* [Dataset excerpts]:
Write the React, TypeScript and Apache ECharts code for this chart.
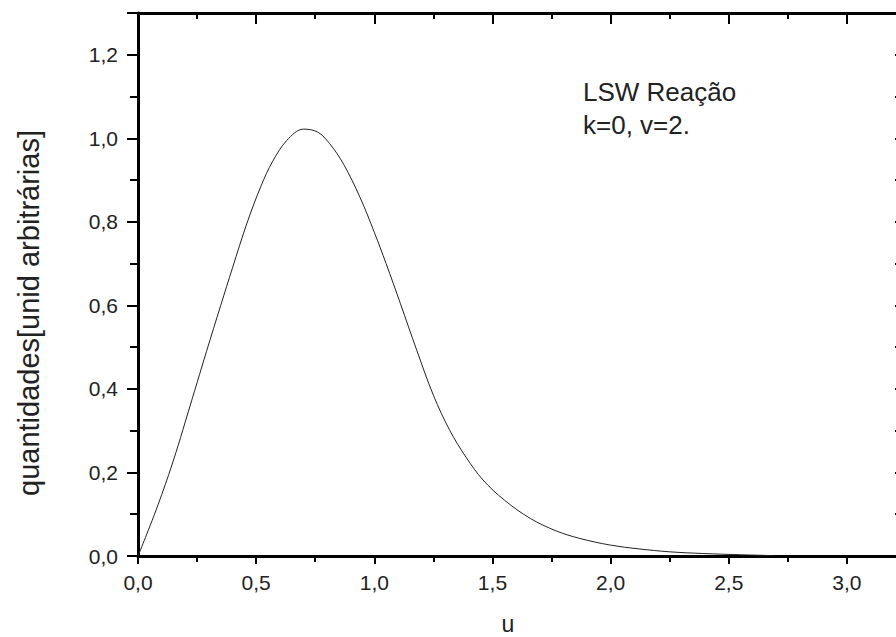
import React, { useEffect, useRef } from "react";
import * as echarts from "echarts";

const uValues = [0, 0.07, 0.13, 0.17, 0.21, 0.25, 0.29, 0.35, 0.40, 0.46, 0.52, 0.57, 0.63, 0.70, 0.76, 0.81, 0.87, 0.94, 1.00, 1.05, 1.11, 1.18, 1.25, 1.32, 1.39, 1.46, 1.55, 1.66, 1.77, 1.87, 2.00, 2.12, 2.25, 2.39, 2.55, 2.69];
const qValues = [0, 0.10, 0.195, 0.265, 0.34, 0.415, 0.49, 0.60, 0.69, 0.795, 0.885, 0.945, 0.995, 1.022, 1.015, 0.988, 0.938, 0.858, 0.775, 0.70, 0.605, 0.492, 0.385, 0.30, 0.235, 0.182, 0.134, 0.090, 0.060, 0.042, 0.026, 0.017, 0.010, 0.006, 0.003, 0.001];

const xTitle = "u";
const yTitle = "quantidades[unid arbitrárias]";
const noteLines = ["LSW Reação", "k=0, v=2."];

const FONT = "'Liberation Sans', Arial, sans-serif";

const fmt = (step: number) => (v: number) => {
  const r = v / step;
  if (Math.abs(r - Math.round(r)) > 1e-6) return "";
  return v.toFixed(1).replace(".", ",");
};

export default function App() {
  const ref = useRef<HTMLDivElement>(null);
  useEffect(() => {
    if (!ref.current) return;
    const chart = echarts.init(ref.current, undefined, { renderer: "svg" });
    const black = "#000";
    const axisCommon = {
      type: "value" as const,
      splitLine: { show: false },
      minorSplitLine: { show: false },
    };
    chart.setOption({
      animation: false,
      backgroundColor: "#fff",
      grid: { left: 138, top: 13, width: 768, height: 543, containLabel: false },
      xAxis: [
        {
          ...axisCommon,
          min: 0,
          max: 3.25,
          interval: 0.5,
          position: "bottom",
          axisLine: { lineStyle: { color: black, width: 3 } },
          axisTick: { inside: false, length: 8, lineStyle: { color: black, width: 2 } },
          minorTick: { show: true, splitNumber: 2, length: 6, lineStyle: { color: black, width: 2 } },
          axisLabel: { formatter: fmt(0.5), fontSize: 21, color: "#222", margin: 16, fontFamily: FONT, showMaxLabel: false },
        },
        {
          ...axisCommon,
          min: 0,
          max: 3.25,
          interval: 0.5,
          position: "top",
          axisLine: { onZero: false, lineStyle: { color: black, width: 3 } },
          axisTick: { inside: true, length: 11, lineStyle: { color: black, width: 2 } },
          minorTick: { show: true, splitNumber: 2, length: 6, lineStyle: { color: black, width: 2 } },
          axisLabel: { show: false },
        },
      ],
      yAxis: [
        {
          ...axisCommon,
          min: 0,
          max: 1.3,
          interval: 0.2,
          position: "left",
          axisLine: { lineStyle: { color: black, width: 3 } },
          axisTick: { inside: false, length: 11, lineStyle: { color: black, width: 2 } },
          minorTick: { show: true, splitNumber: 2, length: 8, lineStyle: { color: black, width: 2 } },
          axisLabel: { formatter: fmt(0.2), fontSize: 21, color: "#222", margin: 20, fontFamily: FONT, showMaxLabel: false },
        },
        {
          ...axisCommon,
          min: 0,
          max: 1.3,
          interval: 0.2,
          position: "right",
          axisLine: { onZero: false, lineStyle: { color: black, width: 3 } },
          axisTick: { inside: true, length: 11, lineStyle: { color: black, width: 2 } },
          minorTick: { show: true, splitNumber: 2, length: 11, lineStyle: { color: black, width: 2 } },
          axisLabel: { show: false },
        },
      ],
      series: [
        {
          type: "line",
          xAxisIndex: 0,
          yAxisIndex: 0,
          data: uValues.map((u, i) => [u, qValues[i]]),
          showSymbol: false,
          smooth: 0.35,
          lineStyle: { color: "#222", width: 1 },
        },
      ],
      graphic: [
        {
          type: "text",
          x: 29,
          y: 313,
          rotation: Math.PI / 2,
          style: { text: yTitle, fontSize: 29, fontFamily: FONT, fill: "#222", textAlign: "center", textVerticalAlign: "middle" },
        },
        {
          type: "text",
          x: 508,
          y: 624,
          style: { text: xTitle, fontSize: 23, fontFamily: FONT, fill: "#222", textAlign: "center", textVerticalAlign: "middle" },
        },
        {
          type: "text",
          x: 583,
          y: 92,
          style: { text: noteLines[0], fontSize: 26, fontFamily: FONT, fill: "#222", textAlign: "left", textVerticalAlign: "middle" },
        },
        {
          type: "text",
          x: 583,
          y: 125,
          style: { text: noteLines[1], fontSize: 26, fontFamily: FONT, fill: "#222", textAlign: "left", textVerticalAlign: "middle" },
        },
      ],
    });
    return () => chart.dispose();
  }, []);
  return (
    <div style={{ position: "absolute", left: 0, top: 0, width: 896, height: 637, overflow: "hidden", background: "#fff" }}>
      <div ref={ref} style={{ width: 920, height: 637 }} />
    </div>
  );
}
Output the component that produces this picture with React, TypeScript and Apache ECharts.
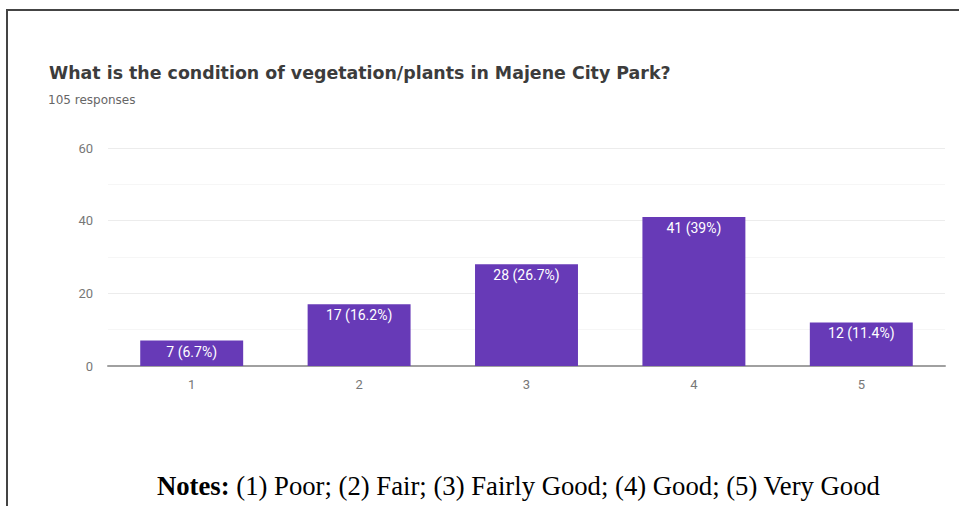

* [What is needed]: Retype the whole listing, keeping every line identical and omitting all pictures.

* [Written answer]:
Write the React, TypeScript and Apache ECharts code for this chart.
import React, { useEffect, useRef } from "react";
import * as echarts from "echarts";

const uValues = [0, 0.07, 0.13, 0.17, 0.21, 0.25, 0.29, 0.35, 0.40, 0.46, 0.52, 0.57, 0.63, 0.70, 0.76, 0.81, 0.87, 0.94, 1.00, 1.05, 1.11, 1.18, 1.25, 1.32, 1.39, 1.46, 1.55, 1.66, 1.77, 1.87, 2.00, 2.12, 2.25, 2.39, 2.55, 2.69];
const qValues = [0, 0.10, 0.195, 0.265, 0.34, 0.415, 0.49, 0.60, 0.69, 0.795, 0.885, 0.945, 0.995, 1.022, 1.015, 0.988, 0.938, 0.858, 0.775, 0.70, 0.605, 0.492, 0.385, 0.30, 0.235, 0.182, 0.134, 0.090, 0.060, 0.042, 0.026, 0.017, 0.010, 0.006, 0.003, 0.001];

const xTitle = "u";
const yTitle = "quantidades[unid arbitrárias]";
const noteLines = ["LSW Reação", "k=0, v=2."];

const FONT = "'Liberation Sans', Arial, sans-serif";

const fmt = (step: number) => (v: number) => {
  const r = v / step;
  if (Math.abs(r - Math.round(r)) > 1e-6) return "";
  return v.toFixed(1).replace(".", ",");
};

export default function App() {
  const ref = useRef<HTMLDivElement>(null);
  useEffect(() => {
    if (!ref.current) return;
    const chart = echarts.init(ref.current, undefined, { renderer: "svg" });
    const black = "#000";
    const axisCommon = {
      type: "value" as const,
      splitLine: { show: false },
      minorSplitLine: { show: false },
    };
    chart.setOption({
      animation: false,
      backgroundColor: "#fff",
      grid: { left: 138, top: 13, width: 768, height: 543, containLabel: false },
      xAxis: [
        {
          ...axisCommon,
          min: 0,
          max: 3.25,
          interval: 0.5,
          position: "bottom",
          axisLine: { lineStyle: { color: black, width: 3 } },
          axisTick: { inside: false, length: 8, lineStyle: { color: black, width: 2 } },
          minorTick: { show: true, splitNumber: 2, length: 6, lineStyle: { color: black, width: 2 } },
          axisLabel: { formatter: fmt(0.5), fontSize: 21, color: "#222", margin: 16, fontFamily: FONT, showMaxLabel: false },
        },
        {
          ...axisCommon,
          min: 0,
          max: 3.25,
          interval: 0.5,
          position: "top",
          axisLine: { onZero: false, lineStyle: { color: black, width: 3 } },
          axisTick: { inside: true, length: 11, lineStyle: { color: black, width: 2 } },
          minorTick: { show: true, splitNumber: 2, length: 6, lineStyle: { color: black, width: 2 } },
          axisLabel: { show: false },
        },
      ],
      yAxis: [
        {
          ...axisCommon,
          min: 0,
          max: 1.3,
          interval: 0.2,
          position: "left",
          axisLine: { lineStyle: { color: black, width: 3 } },
          axisTick: { inside: false, length: 11, lineStyle: { color: black, width: 2 } },
          minorTick: { show: true, splitNumber: 2, length: 8, lineStyle: { color: black, width: 2 } },
          axisLabel: { formatter: fmt(0.2), fontSize: 21, color: "#222", margin: 20, fontFamily: FONT, showMaxLabel: false },
        },
        {
          ...axisCommon,
          min: 0,
          max: 1.3,
          interval: 0.2,
          position: "right",
          axisLine: { onZero: false, lineStyle: { color: black, width: 3 } },
          axisTick: { inside: true, length: 11, lineStyle: { color: black, width: 2 } },
          minorTick: { show: true, splitNumber: 2, length: 11, lineStyle: { color: black, width: 2 } },
          axisLabel: { show: false },
        },
      ],
      series: [
        {
          type: "line",
          xAxisIndex: 0,
          yAxisIndex: 0,
          data: uValues.map((u, i) => [u, qValues[i]]),
          showSymbol: false,
          smooth: 0.35,
          lineStyle: { color: "#222", width: 1 },
        },
      ],
      graphic: [
        {
          type: "text",
          x: 29,
          y: 313,
          rotation: Math.PI / 2,
          style: { text: yTitle, fontSize: 29, fontFamily: FONT, fill: "#222", textAlign: "center", textVerticalAlign: "middle" },
        },
        {
          type: "text",
          x: 508,
          y: 624,
          style: { text: xTitle, fontSize: 23, fontFamily: FONT, fill: "#222", textAlign: "center", textVerticalAlign: "middle" },
        },
        {
          type: "text",
          x: 583,
          y: 92,
          style: { text: noteLines[0], fontSize: 26, fontFamily: FONT, fill: "#222", textAlign: "left", textVerticalAlign: "middle" },
        },
        {
          type: "text",
          x: 583,
          y: 125,
          style: { text: noteLines[1], fontSize: 26, fontFamily: FONT, fill: "#222", textAlign: "left", textVerticalAlign: "middle" },
        },
      ],
    });
    return () => chart.dispose();
  }, []);
  return (
    <div style={{ position: "absolute", left: 0, top: 0, width: 896, height: 637, overflow: "hidden", background: "#fff" }}>
      <div ref={ref} style={{ width: 920, height: 637 }} />
    </div>
  );
}
Output the component that produces this picture with React, TypeScript and Apache ECharts.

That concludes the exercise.